We Morton folk need to ask this question, and you friends need to take this same question home to your own churches: what does God want us to do now to help people get to Jesus?
As you enter the fellowship hall you will see a picture of Jesus looking straight at you, with his arms held out to say, “Come.” And around him are smaller scenes of his ministry. That picture sums up the whole meaning of the building project. What do we need to do to be those arms? How can we use the building to welcome to the left out, the poor, the sick, the troubled, people of all kinds, sinners all, just like us?
The building is ready. Are we ready? Surely Christ calls us to draw nearer and nearer to him ourselves, so we can be his open arms. If it means letting God do further renovations on us as a people, we can trust him to do what is right.
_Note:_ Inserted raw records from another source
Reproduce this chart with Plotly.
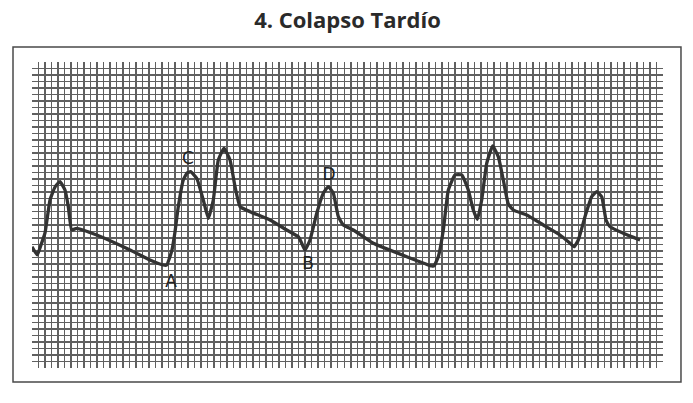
import plotly.graph_objects as go

# Waveform trace, in small-grid-square units (x: time, y: amplitude)
wave_x = [0.0, 0.81, 1.38, 2.0, 2.77, 3.54, 4.30, 5.07, 5.58, 6.10, 6.87, 9.95, 15.07, 18.14,
          20.18, 20.71, 21.21, 21.52, 21.98, 22.49, 23.26, 23.83, 24.37, 25.32, 26.33, 27.10,
          27.87, 28.64, 29.52, 30.44, 31.21, 31.98, 33.51, 36.59, 39.15, 40.94, 41.46, 41.97,
          42.74, 43.77, 44.78, 45.55, 46.32, 47.09, 47.86, 49.40, 52.47, 57.60, 61.45, 61.80,
          62.46, 63.23, 64.00, 65.03, 66.06, 67.07, 67.84, 68.46, 69.13, 69.90, 70.82, 71.68,
          72.45, 73.22, 73.99, 76.05, 78.60, 81.17, 82.71, 83.32, 83.98, 85.01, 86.04, 86.81,
          87.58, 88.24, 88.85, 90.90, 93.47]
wave_y = [18.63, 17.36, 18.89, 20.74, 25.81, 27.80, 28.62, 27.34, 24.79, 21.20, 21.46, 20.43,
          18.13, 16.59, 15.82, 15.82, 17.10, 18.13, 20.89, 24.79, 28.88, 29.95, 30.15, 29.14,
          25.81, 22.99, 25.81, 31.95, 33.75, 31.95, 27.85, 24.79, 24.01, 22.73, 21.20, 20.17,
          19.16, 18.13, 19.66, 23.76, 26.84, 27.85, 26.84, 23.24, 21.97, 21.20, 19.16, 17.10,
          15.67, 15.67, 17.10, 21.20, 27.34, 29.65, 29.65, 27.34, 24.27, 22.84, 25.81, 31.44,
          34.10, 32.46, 28.88, 25.19, 24.27, 23.50, 21.97, 20.43, 19.16, 18.63, 19.66, 23.24,
          26.31, 27.08, 26.31, 22.73, 21.71, 20.69, 19.66]

# Point labels
label_text = ["C", "D", "A", "B"]
label_x = [23.98, 45.66, 21.37, 42.43]
label_y = [31.95, 29.49, 13.06, 15.82]

title_text = "4. Colapso Tardío"

fig = go.Figure()
fig.add_trace(go.Scatter(
    x=wave_x, y=wave_y, mode="lines",
    line=dict(color="#333333", width=3.3, shape="spline", smoothing=0.4),
    hoverinfo="skip", showlegend=False,
))
fig.add_trace(go.Scatter(
    x=label_x, y=label_y, mode="text", text=label_text,
    textfont=dict(family="DejaVu Sans", size=17, color="#222222"),
    hoverinfo="skip", showlegend=False,
))

grid_style = dict(showgrid=True, gridcolor="#606060", gridwidth=1.5, dtick=1, tick0=0,
                  showticklabels=False, ticks="", zeroline=False, showline=False, fixedrange=True)
fig.update_xaxes(range=[0, 97], **grid_style)
fig.update_yaxes(range=[0, 47], **grid_style)

fig.add_shape(type="rect", xref="paper", yref="paper",
              x0=-0.0301, x1=1.0285, y0=-0.0458, y1=1.049,
              line=dict(color="#4a4a4a", width=1.5), fillcolor="rgba(0,0,0,0)", layer="below")

fig.update_layout(
    width=693, height=403,
    margin=dict(l=32, r=30, t=62, b=35),
    paper_bgcolor="#ffffff", plot_bgcolor="#ffffff",
    title=dict(text="<b>" + title_text + "</b>", x=0.5, xref="paper", xanchor="center",
               y=0.95, yref="container", yanchor="middle",
               font=dict(family="Open Sans", size=22, color="#2a2a2a")),
)

fig.write_html("out.html", config={"displayModeBar": False, "staticPlot": True},
               post_script="document.body.style.margin='0';document.body.style.overflow='hidden';")
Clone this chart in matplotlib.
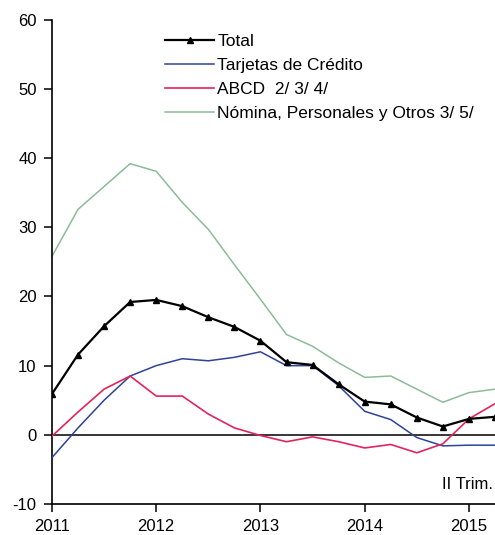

We can trust him to renovate our hearts where needed: whether it’s letting him reorder priorities or letting him change thought patterns and habits that might pose barriers to others. In other words, allowing ourselves to be rearranged, doing the rearranging of ourselves that the crowd at Peter’s house was not willing to do. Behold, God is doing a new thing, making new points of contact with the community around us, making new openings in our hearts. You are already a loving congregation. Christ’s light shines in you. Now let’s go deeper with him.
We need prayer more than ever. “Lord, make us a community of determined friends like those friends in the story, determined to bring people to you.” Friends and family, we ask you to keep carrying us to Jesus on your prayers, and we’ll do the same for you. Let us all recommit ourselves this day to being his disciples, to being his kind eyes, his gracious, forgiving voice, his healing hands, his loving arms. Let us offer him all our church buildings and all that we have and all that we are.
In the name of the one who made a way to heaven for us, in the name of the one who opened the way to eternal life for us, we will make a way for others. We will do this in memory of the friends, many faithful friends.